Another common experience is that expectations need a tune-up. Investors sometimes arrive thinking direct indexing will magically outperform the market every year. Then reality shows up wearing sensible shoes. The strategy is often best understood as a way to improve after-tax outcomes and increase flexibility, not as a guaranteed ticket to higher raw returns. The portfolio may track closely, but not perfectly. Some years the tax benefits look impressive. Other years they are modest. That is normal.
Advisors often say the strategy becomes most valuable when clients have something specific to solve. A coming business sale. A portfolio loaded with one stock. A desire to remove certain holdings. A year with unusual gains. In those moments, direct indexing can feel less like financial decoration and more like a smart wrench pulled from the toolbox at exactly the right time.
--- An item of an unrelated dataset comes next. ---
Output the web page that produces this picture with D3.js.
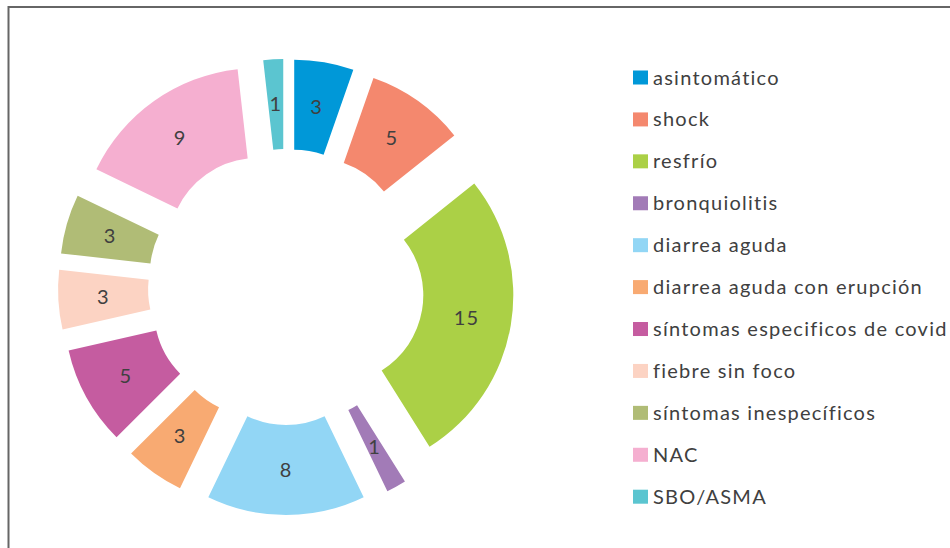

There is also a behavioral side to it. Investors who use direct indexing sometimes become more comfortable staying invested during volatility because down markets no longer look like pure bad news. Losses are still annoying, of course. Nobody throws a parade because three holdings are down 18%. But when a manager can harvest losses and reposition the portfolio without abandoning market exposure, a rough patch can feel more productive and less panicky.
At the same time, the experience can frustrate investors who crave simplicity. If someone wants one ticker, one quarterly statement summary, and one thing to explain at dinner, direct indexing may feel like overkill. It asks for more patience and more understanding. That does not make it bad. It just means the strategy rewards investors who value precision over simplicity.
Perhaps the biggest real-world lesson is this: direct indexing works best when it is part of a broader tax-aware wealth plan. On its own, it is an interesting strategy. Combined with thoughtful planning around gains, charitable giving, diversification, and risk, it becomes much more powerful. That is why it keeps gaining traction among wealthy investors. Not because it is flashy, but because it helps solve the kinds of complicated problems wealth tends to create.
Final Thoughts
Direct indexing is growing because it addresses a simple truth: wealthy investors often need more than cheap market exposure. They need tax management, personalization, flexibility, and a way to align their portfolios with the reality of their balance sheets. Direct indexing answers that demand by taking the familiar logic of index investing and making it more customizable at the security level.
That does not mean everyone should rush into it. For many people, a low-cost ETF portfolio remains the smartest move. Easy, efficient, boring, beautiful. But for taxable investors with meaningful wealth, concentrated positions, future gains, or specific customization needs, direct indexing can be a very useful upgrade.
Think of it this way: if basic index funds are the reliable workhorse of long-term investing, direct indexing is the tailored suit. Not everyone needs one. But on the right person, for the right occasion, it fits extremely well.